Not seen any impact on Russian imports. In fact, Russia is the in. Particularly like in UAN, Russia is the marginal producer in the marketplace, and they've been exporting the U.S. in size. There's been no effect. The fear factor in the market is if there's somehow a tariff or sanctioning of fertilizer coming to the market, that could be a big event from affecting supply. That's a fear factor, but we haven't seen any signs. During the course of this year, even with all the geopolitical events, there's been no restriction on the imports of Russian. I'll focus more on UAN, but there's urea too. Russian UAN's been a big factor in the U.S.
That's really helpful. Mark, last question, I certainly won't hold you to this, but I'd love to hear what your outlook is for the price of ammonia, UAN, and urea heading into the fourth quarter.
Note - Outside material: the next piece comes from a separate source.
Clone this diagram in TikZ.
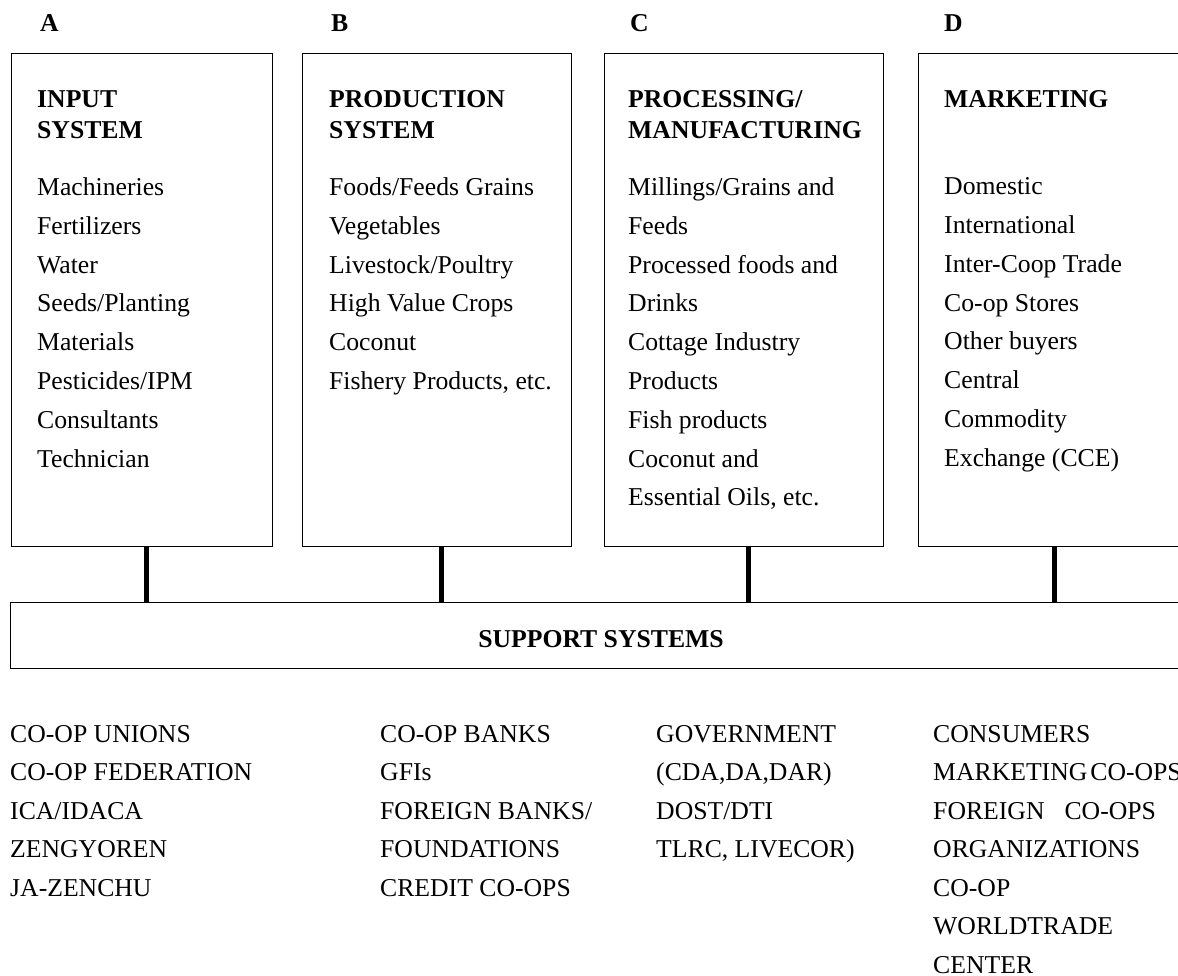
\documentclass[tikz,border=0pt]{standalone}
\usepackage{fontspec}
\setmainfont{Liberation Serif}
\usetikzlibrary{positioning}

\begin{document}
\begin{tikzpicture}[
    x=1pt, y=-1pt,
    txt/.style={inner sep=0pt, anchor=north west, align=left,
      font=\fontsize{25.7}{38.8}\selectfont},
    head/.style={txt, font=\fontsize{25.7}{31}\selectfont\bfseries},
    stage/.style={draw, line width=1.4pt, inner sep=0pt, anchor=north west,
      minimum height=493pt},
    link/.style={line width=5pt},
  ]
  \useasboundingbox (0,0) rectangle (1178,976);
  \clip (0,0) rectangle (1178,976);

  % the four stage boxes
  \node[stage, minimum width=261pt] (inA) at (11,53) {};
  \node[stage, minimum width=269pt] (inB) at (302,53) {};
  \node[stage, minimum width=279pt] (inC) at (604,53) {};
  \node[stage, minimum width=266pt] (inD) at (918,53) {};

  \node[head] (labA) at (40,14.6) {A};
  \node[head] (labB) at (331,14.6) {B};
  \node[head] (labC) at (630,14.6) {C};
  \node[head] (labD) at (944,14.6) {D};

  \node[head] (tA) at (37,90.6) {INPUT\\SYSTEM};
  \node[head] (tB) at (329,90.6) {PRODUCTION\\SYSTEM};
  \node[head] (tC) at (628,90.6) {PROCESSING/\\MANUFACTURING};
  \node[head] (tD) at (944,90.6) {MARKETING};

  \node[txt] (itA) at (37,177.5) {Machineries\\Fertilizers\\Water\\Seeds/Planting\\
    Materials\\Pesticides/IPM\\Consultants\\Technician};
  \node[txt] (itB) at (329,177.5) {Foods/Feeds Grains\\Vegetables\\Livestock/Poultry\\
    High Value Crops\\Coconut\\Fishery Products, etc.};
  \node[txt] (itC) at (628,177.5) {Millings/Grains and\\Feeds\\Processed foods and\\
    Drinks\\Cottage Industry\\Products\\Fish products\\Coconut and\\Essential Oils, etc.};
  \node[txt] (itD) at (944,177.5) {Domestic\\International\\Inter-Coop Trade\\
    Co-op Stores\\Other buyers\\Central\\Commodity\\Exchange (CCE)};

  % support bar and its links
  \node[draw, line width=1.4pt, inner sep=0pt, anchor=north west,
    minimum width=1174pt, minimum height=66pt] (sup) at (10,602) {};
  \node[inner sep=0pt, anchor=base, font=\fontsize{25.7}{31}\selectfont\bfseries]
    (supt) at (601,647) {SUPPORT SYSTEMS};

  \draw[link] ([xshift=4pt]inA.south) -- ([xshift=4pt]inA.south |- sup.north);
  \draw[link] ([xshift=4pt]inB.south) -- ([xshift=4pt]inB.south |- sup.north);
  \draw[link] ([xshift=4pt]inC.south) -- ([xshift=4pt]inC.south |- sup.north);
  \draw[link] ([xshift=3pt]inD.south) -- ([xshift=3pt]inD.south |- sup.north);

  % agencies below the bar
  \tikzset{agency/.style={txt, font=\fontsize{25.7}{38.5}\selectfont}}
  \node[agency] (agA) at (10,724.8) {CO-OP UNIONS\\CO-OP FEDERATION\\ICA/IDACA\\
    ZENGYOREN\\JA-ZENCHU};
  \node[agency] (agB) at (380,724.8) {CO-OP BANKS\\GFIs\\FOREIGN BANKS/\\
    FOUNDATIONS\\CREDIT CO-OPS};
  \node[agency] (agC) at (656,724.8) {GOVERNMENT\\(CDA,DA,DAR)\\DOST/DTI\\
    TLRC, LIVECOR)};
  \node[agency] (agD) at (933,724.8) {CONSUMERS\\MARKETING\hspace{3pt}CO-OPS\\
    FOREIGN\hspace{20pt}CO-OPS\\ORGANIZATIONS\\CO-OP\\WORLDTRADE\\CENTER};
\end{tikzpicture}
\end{document}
We never give out pricing for those products, but it's going to be a solid quarter. We've seen a strong market since the UAN fuel season and the ammonia prepay. Pricing will be higher in the fourth quarter versus 3Q, which it normally would be. We'll see that show up in the results. I'm optimistic, I'm not ready to prognosticate on pricing for spring, but I'm optimistic about the supply-demand balance and what we're going to see there. I expect these sorts of market conditions to carry through 1H26.
That was really helpful. Thank you so much.
Thanks, Rob.
Operator (participant)
Thank you. We have reached the end of the question and answer session. I'd now like to turn the floor back over to management for closing comments.
Mark Pytosh (President, CEO and Director)
Thank you everybody for participating in the call today. We look forward to reviewing our fourth quarter results with you in February. Have a nice day.
Operator (participant)
Ladies and gentlemen, this concludes today's call. You may disconnect your lines at this time. Thank you for your participation and have a wonderful day.